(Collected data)
▼

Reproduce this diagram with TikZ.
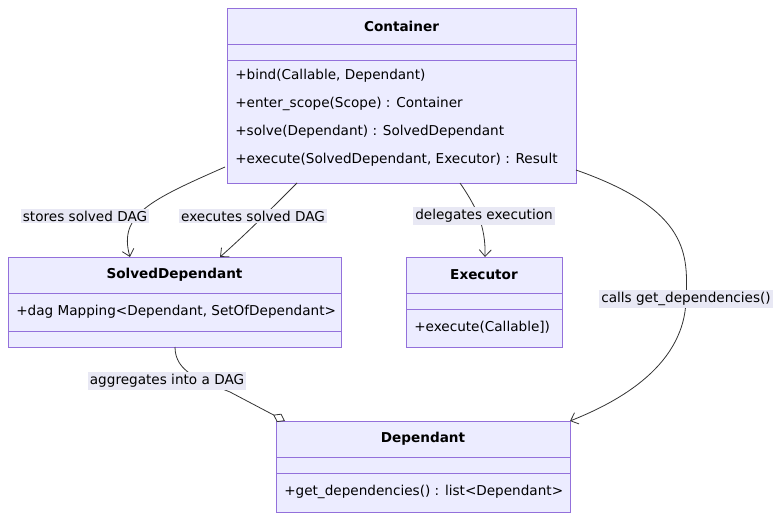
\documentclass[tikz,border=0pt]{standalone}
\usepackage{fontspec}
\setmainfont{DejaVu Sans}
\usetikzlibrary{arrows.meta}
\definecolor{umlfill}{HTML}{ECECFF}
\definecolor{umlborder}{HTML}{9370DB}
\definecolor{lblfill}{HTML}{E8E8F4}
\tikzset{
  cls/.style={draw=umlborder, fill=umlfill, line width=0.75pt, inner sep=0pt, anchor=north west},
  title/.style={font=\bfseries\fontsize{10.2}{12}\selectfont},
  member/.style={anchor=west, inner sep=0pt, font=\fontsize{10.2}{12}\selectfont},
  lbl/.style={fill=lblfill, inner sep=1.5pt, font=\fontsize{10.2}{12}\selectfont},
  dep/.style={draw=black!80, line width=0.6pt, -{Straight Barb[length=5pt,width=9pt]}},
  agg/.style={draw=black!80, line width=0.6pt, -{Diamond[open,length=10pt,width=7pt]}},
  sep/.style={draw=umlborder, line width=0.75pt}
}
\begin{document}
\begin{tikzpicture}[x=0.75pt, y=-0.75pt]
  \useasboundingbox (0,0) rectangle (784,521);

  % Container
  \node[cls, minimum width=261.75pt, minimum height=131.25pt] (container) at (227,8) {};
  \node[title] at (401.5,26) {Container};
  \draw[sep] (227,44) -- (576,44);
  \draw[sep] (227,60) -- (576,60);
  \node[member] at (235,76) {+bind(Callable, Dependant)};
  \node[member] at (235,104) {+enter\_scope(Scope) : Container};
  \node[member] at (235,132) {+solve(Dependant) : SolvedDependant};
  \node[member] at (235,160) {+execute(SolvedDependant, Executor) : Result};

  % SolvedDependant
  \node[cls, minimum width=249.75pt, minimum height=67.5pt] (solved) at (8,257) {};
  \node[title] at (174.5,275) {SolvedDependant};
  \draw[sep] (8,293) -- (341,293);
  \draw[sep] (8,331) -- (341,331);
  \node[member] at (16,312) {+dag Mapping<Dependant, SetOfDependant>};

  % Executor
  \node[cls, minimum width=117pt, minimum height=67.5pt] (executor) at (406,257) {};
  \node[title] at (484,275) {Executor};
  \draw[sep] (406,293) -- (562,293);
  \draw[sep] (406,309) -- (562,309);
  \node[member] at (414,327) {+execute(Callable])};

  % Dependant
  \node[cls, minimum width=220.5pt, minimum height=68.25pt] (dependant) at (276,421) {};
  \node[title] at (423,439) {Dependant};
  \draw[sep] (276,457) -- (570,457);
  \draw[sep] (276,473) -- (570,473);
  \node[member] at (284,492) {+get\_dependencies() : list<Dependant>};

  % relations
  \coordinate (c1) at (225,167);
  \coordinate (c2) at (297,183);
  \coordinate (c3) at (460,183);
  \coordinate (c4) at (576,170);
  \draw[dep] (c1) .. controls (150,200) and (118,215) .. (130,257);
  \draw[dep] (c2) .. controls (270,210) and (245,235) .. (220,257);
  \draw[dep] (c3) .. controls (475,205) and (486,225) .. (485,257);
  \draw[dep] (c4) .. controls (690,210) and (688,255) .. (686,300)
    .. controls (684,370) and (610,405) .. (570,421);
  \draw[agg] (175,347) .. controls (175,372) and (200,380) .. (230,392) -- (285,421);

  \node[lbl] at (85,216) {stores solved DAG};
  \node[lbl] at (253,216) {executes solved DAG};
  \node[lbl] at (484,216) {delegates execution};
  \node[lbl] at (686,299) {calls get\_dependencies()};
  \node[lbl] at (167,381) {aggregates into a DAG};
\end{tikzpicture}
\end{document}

▲
▼

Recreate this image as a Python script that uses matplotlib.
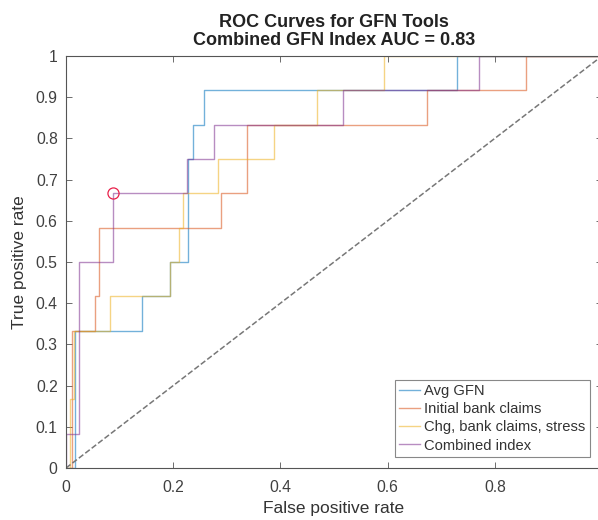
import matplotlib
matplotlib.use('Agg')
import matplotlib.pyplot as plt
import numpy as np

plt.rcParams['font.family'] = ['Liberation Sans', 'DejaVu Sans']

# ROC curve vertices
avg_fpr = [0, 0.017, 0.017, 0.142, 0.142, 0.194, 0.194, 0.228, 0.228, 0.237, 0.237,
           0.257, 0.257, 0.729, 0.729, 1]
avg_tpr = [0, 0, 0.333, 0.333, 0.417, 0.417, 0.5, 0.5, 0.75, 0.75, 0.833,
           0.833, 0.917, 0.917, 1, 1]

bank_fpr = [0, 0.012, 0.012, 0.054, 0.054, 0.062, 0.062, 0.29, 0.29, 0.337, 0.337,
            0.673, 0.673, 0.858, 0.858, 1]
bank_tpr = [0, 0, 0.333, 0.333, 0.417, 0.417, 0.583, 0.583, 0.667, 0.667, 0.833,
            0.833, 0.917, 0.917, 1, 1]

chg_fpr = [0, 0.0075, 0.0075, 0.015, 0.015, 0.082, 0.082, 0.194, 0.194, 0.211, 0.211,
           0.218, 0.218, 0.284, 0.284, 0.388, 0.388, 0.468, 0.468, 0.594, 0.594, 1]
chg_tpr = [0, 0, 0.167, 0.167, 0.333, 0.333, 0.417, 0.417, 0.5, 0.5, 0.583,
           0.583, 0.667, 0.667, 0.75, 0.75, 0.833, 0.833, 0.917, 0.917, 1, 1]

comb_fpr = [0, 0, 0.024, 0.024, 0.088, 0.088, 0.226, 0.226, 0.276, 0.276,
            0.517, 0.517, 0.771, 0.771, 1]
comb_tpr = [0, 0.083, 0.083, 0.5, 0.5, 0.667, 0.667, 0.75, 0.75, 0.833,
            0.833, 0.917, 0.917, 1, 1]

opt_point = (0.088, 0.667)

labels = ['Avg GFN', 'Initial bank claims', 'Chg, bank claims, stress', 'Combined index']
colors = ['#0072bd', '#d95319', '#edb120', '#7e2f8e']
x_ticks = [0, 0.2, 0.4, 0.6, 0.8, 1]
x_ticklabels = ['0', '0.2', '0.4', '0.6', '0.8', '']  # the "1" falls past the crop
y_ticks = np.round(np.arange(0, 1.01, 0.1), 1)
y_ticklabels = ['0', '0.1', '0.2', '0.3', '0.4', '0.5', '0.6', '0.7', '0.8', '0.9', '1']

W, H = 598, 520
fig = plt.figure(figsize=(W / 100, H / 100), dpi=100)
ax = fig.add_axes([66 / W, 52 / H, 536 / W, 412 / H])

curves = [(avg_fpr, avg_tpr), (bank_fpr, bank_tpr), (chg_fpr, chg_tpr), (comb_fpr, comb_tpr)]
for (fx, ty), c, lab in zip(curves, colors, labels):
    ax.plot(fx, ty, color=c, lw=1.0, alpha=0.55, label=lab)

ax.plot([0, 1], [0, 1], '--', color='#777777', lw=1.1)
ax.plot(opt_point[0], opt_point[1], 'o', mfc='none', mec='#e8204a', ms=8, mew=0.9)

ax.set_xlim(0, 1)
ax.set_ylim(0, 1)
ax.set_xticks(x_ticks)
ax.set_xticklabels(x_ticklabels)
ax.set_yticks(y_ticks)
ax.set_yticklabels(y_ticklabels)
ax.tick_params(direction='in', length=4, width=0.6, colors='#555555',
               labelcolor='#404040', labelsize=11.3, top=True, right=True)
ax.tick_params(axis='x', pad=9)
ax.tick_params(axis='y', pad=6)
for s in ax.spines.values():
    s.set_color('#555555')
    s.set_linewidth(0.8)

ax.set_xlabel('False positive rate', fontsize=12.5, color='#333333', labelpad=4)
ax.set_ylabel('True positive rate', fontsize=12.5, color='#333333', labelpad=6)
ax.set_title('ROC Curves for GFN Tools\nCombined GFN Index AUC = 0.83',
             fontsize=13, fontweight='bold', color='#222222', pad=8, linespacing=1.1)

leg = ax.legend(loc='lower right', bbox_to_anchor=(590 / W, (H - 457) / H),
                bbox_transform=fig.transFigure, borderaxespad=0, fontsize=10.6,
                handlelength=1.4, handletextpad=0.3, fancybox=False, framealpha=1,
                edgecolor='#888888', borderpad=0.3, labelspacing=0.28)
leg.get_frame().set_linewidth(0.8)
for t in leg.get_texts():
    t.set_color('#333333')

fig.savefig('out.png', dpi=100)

▲

Quote only the lines running from the line with "Recreate this image" to the line with "plt.rcParams['font.family'] = ['Liberation", ends included, exactly as they appear and without the pictures.

§ **Result of this task**
Recreate this image as a Python script that uses matplotlib.
import matplotlib
matplotlib.use('Agg')
import matplotlib.pyplot as plt
import numpy as np

plt.rcParams['font.family'] = ['Liberation Sans', 'DejaVu Sans']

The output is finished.